Gene regulatory networks coordinate how microorganisms respond to environmental changes, and their proper functioning is critical for microbial survival and adaptation [1, 2]. While evolution of gene regulation has been extensively studied by comparative functional genomics [3, 4], the role of fluctuating environments in selecting for, shaping, and maintaining gene regulatory networks has not been elucidated. Laboratory evolution experiments find that under metabolic fluctuations, regulation of metabolic genes is often lost, leading to their constitutive expression [5–8]. To identify general properties of fluctuating environments that tune expression levels and select for gene regulation, we quantify the impact of regulation on fitness in strains with perturbed gene expression dynamics under metabolic fluctuations. We reveal that expression levels can be shaped by selection to enhance phenotypic memory of past environmental states, reducing the impact of gene induction lags on long-term population growth.
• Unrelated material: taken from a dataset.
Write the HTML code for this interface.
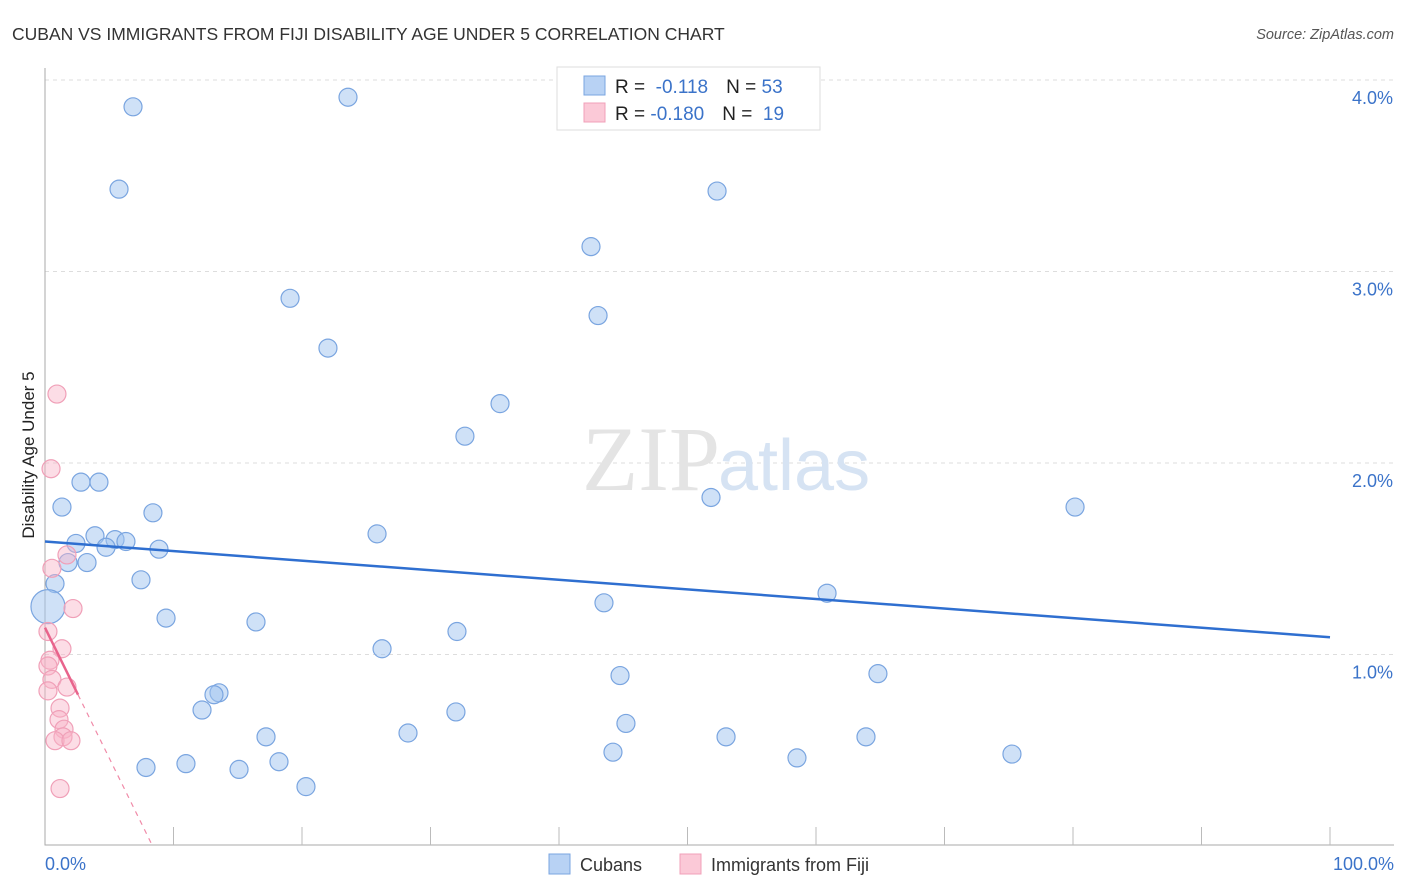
<!DOCTYPE html>
<html><head><meta charset="utf-8"><style>
body{margin:0;background:#fff;font-family:"Liberation Sans",sans-serif}
</style></head><body>
<svg width="1406" height="892" style="display:block">
<text x="12" y="40" font-size="17.5" fill="#333">CUBAN VS IMMIGRANTS FROM FIJI DISABILITY AGE UNDER 5 CORRELATION CHART</text>
<text x="1394" y="39" font-size="14.5" fill="#555" text-anchor="end" font-style="italic">Source: ZipAtlas.com</text>
<g id="grid"></g>
<text x="720" y="490" font-size="92" fill="#e4e4e4" text-anchor="end" font-family="Liberation Serif,serif">ZIP</text>
<text x="718" y="490" font-size="72" fill="#d6e3f3">atlas</text>
<g id="pts"></g>
<text transform="translate(34,455) rotate(-90)" font-size="17" fill="#222" text-anchor="middle">Disability Age Under 5</text>
<text x="45" y="870" font-size="18" fill="#3b73c9">0.0%</text>
<text x="1394" y="870" font-size="18" fill="#3b73c9" text-anchor="end">100.0%</text>
<g>
<rect x="557" y="67" width="263" height="63" fill="#fff" stroke="#ddd"/>
<rect x="584" y="76" width="21" height="19" fill="#b8d2f4" stroke="#7aa5e0"/>
<rect x="584" y="103" width="21" height="19" fill="#fbc9d7" stroke="#f0a0b8"/>
<text x="615" y="93" font-size="19" fill="#222">R = <tspan fill="#3b73c9">&#160;-0.118</tspan><tspan dx="18">N = </tspan><tspan fill="#3b73c9">53</tspan></text>
<text x="615" y="120" font-size="19" fill="#222">R = <tspan fill="#3b73c9">-0.180</tspan><tspan dx="18">N = </tspan><tspan fill="#3b73c9">&#160;19</tspan></text>
</g>
<g>
<rect x="549" y="854" width="21" height="20" fill="#b8d2f4" stroke="#7aa5e0"/>
<text x="580" y="871" font-size="18" fill="#333">Cubans</text>
<rect x="680" y="854" width="21" height="20" fill="#fbc9d7" stroke="#f0a0b8"/>
<text x="711" y="871" font-size="18" fill="#333">Immigrants from Fiji</text>
</g>
</svg>
<script>
const yTicks=[1,2,3,4];
const yTickLabels=["1.0%","2.0%","3.0%","4.0%"];
const cubanX=[6.85,23.58,5.76,52.30,42.49,19.07,43.04,22.02,35.41,32.68,51.83,80.16,2.80,4.20,1.32,8.40,25.84,3.89,2.41,5.45,6.30,4.75,8.87,1.79,3.27,0.78,7.47,0.23,43.50,60.86,9.42,16.42,32.06,26.23,44.75,64.82,13.54,13.15,12.22,31.98,45.21,28.25,17.20,53.00,63.89,44.20,75.25,58.52,18.21,10.97,7.86,15.10,20.31];
const cubanY=[3.86,3.91,3.43,3.42,3.13,2.86,2.77,2.60,2.31,2.14,1.82,1.77,1.90,1.90,1.77,1.74,1.63,1.62,1.58,1.60,1.59,1.56,1.55,1.48,1.48,1.37,1.39,1.25,1.27,1.32,1.19,1.17,1.12,1.03,0.89,0.90,0.80,0.79,0.71,0.70,0.64,0.59,0.57,0.57,0.57,0.49,0.48,0.46,0.44,0.43,0.41,0.40,0.31];
const fijiX=[0.93,0.47,1.71,0.54,2.18,0.23,1.32,0.39,0.23,0.54,0.23,1.71,1.17,1.09,1.48,1.40,0.78,2.02,1.17];
const fijiY=[2.36,1.97,1.52,1.45,1.24,1.12,1.03,0.97,0.94,0.87,0.81,0.83,0.72,0.66,0.61,0.57,0.55,0.55,0.30];
const cubanTrend=[1.59,1.09];
const fijiTrend=[1.14,0.79,2.57];
const NS="http://www.w3.org/2000/svg";
const sx=v=>45+v*12.85, sy=v=>846-v*191.5;
function mk(t,a,p){const e=document.createElementNS(NS,t);for(const k in a)e.setAttribute(k,a[k]);p.appendChild(e);return e;}
const g=document.getElementById('grid');
yTicks.forEach((t,i)=>{
 const l=mk('line',{x1:45,x2:1394,y1:sy(t),y2:sy(t),stroke:'#ddd','stroke-dasharray':'4,4'},g);
 
 
 const tx=mk('text',{x:1393,y:sy(t)+24,'font-size':18,fill:'#3b73c9','text-anchor':'end'},g);
 tx.textContent=yTickLabels[i];
 
 
});
const ax=mk('path',{d:'M45,68V845H1394',stroke:'#aaa',fill:'none'},g);


for(let k=1;k<=10;k++){const t=mk('line',{x1:sx(k*10),x2:sx(k*10),y1:827,y2:845,stroke:'#bbb'},g);
 
 }
const p=document.getElementById('pts');
cubanX.forEach((x,i)=>{const c=mk('circle',{cx:sx(x),cy:sy(cubanY[i]),r:i==27?17:9,fill:'rgba(160,195,240,0.5)',stroke:'#7aa5e0','stroke-width':1.2},p);
 
 });
fijiX.forEach((x,i)=>{const c=mk('circle',{cx:sx(x),cy:sy(fijiY[i]),r:9,fill:'rgba(248,180,200,0.45)',stroke:'#f0a0b8','stroke-width':1.2},p);
 
 });
const bl=mk('line',{x1:sx(0),y1:sy(cubanTrend[0]),x2:sx(100),y2:sy(cubanTrend[1]),stroke:'#2f6fd0','stroke-width':2.5},p);


const slope=(fijiTrend[1]-fijiTrend[0])/fijiTrend[2];
const x0=-fijiTrend[0]/slope;
const pd=mk('line',{x1:sx(fijiTrend[2]),y1:sy(fijiTrend[1]),x2:sx(x0),y2:sy(0),stroke:'#f08aa8','stroke-width':1.2,'stroke-dasharray':'5,5'},p);


const pl=mk('line',{x1:sx(0),y1:sy(fijiTrend[0]),x2:sx(fijiTrend[2]),y2:sy(fijiTrend[1]),stroke:'#e8648c','stroke-width':2.5},p);


</script>
</body></html>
By quantifying growth dynamics in a wide range of metabolic fluctuations, we identify catabolite symport flux as a key determinant of selection for gene regulation. By independently perturbing the ability to sense the environment and the control of expression levels, we discover sign epistasis between sensing and control in a gene regulatory network, and identify its molecular underpinnings. Due to this epistatic interaction, maintenance of sensing enhances the ability of evolution to tune gene expression levels in a fluctuating environment. Our work establishes a new basis for understanding how gene regulatory networks evolve in fluctuating environments.